Oat prices are now at an all-time high, with December oats trading well above the $7-mark.
Jim Hilker, professor emeritus at the Michigan State University (MSU) said that the market usually overshoots, but the fundamentals behind these estimates remain the same. “Think about where oats and barley and those types of things are grown. They’re grown in the same areas where we had a lot of drought. And they also had planting problems. So acreage was down, yields were down,” he said.
Hilker noted that this is similar to wheat production issues from spring when it hit $10. As demand remains, questions regarding prices continue. One economist said the demand for U.S. grains is still robust even in countries like China.
David Ortega, a food economist with MSU, said: “I do think we’ll see sustained demand for some of the U.S grains in China. They built back their hog herd after was decimated from ASF [African Swine Fever]. But what’s been really unique about China is that the outbreak of ASF has changed their production method.” (Related: “Megadrought” threatens crop yields in America and global grain inventories, warns USDA.)
Ortega said that he started traveling to China in 2008, and that the hog herd there consisted mainly of backyard animals that are prone to diseases and other issues.

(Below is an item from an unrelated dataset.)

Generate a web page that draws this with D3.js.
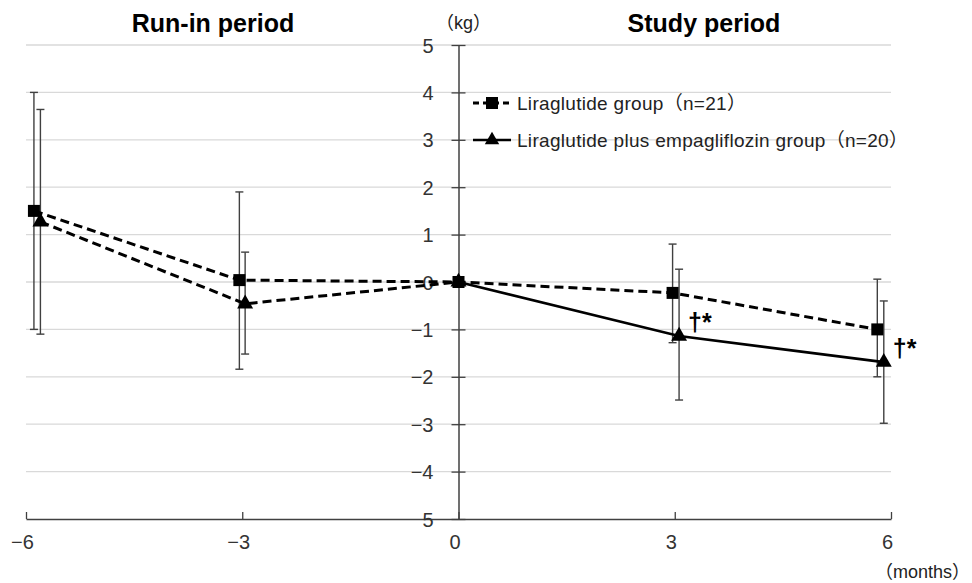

But with large operations now ongoing, including “pig hotels” with tens of thousands of animals, China will be relying on grain – a lot of which comes from the United States.
“So, I do see that being sustained, but it’s not going to be as high as we saw earlier in the year when they were building back that hog herd that was cut by about half,” he said.
Trey Malone, an extension agricultural economist at Michigan State University, doesn’t think that the historic price run of wheat and oat prices will cause a major acreage switch in states like Michigan.
Because of the severe dry weather in oat-growing regions, oat futures are now more than twice as expensive as they were this time last year and the year before. Much of the rise came in the past three months as farmers harvested oats that were sown earlier in 2021.
Normally, prices fall at this time of the year as a new crop hits the market. But with high prices for competing crops such as wheat and corn, U.S. farmers were prompted to plant roughly 13 percent less acreage with oats. With the reduction in acreage and the dry record, the USDA expects the smallest oat crop on record.
The drought has slashed the number of oat bushels grown per acre, with some crops failing to produce in some places. Farmers were forced to abandon oats or cut it as feed for livestock.
Similar conditions also reduced yields in parts of North America’s main oat-growing region, which stretches from Alberta to Saskatchewan in Canada, as well as Wisconsin and Iowa in the United States.
The surge in oat prices is only the latest price hike in agricultural commodities. The supply chain bottlenecks, rising demand and severe weather have pushed up prices for other raw materials as well, raising investors’ worries about inflation.
The growth in oat production coincides with the consumers’ growing acceptance of plant-based milk products, with oats sales jumping from 0 percent to 14 percent between 2018 and 2020. Analysts at JPMorgan Chase & Co. said: “Two decades ago, soy varieties were dominant, then almonds took over and now oats are having their day.”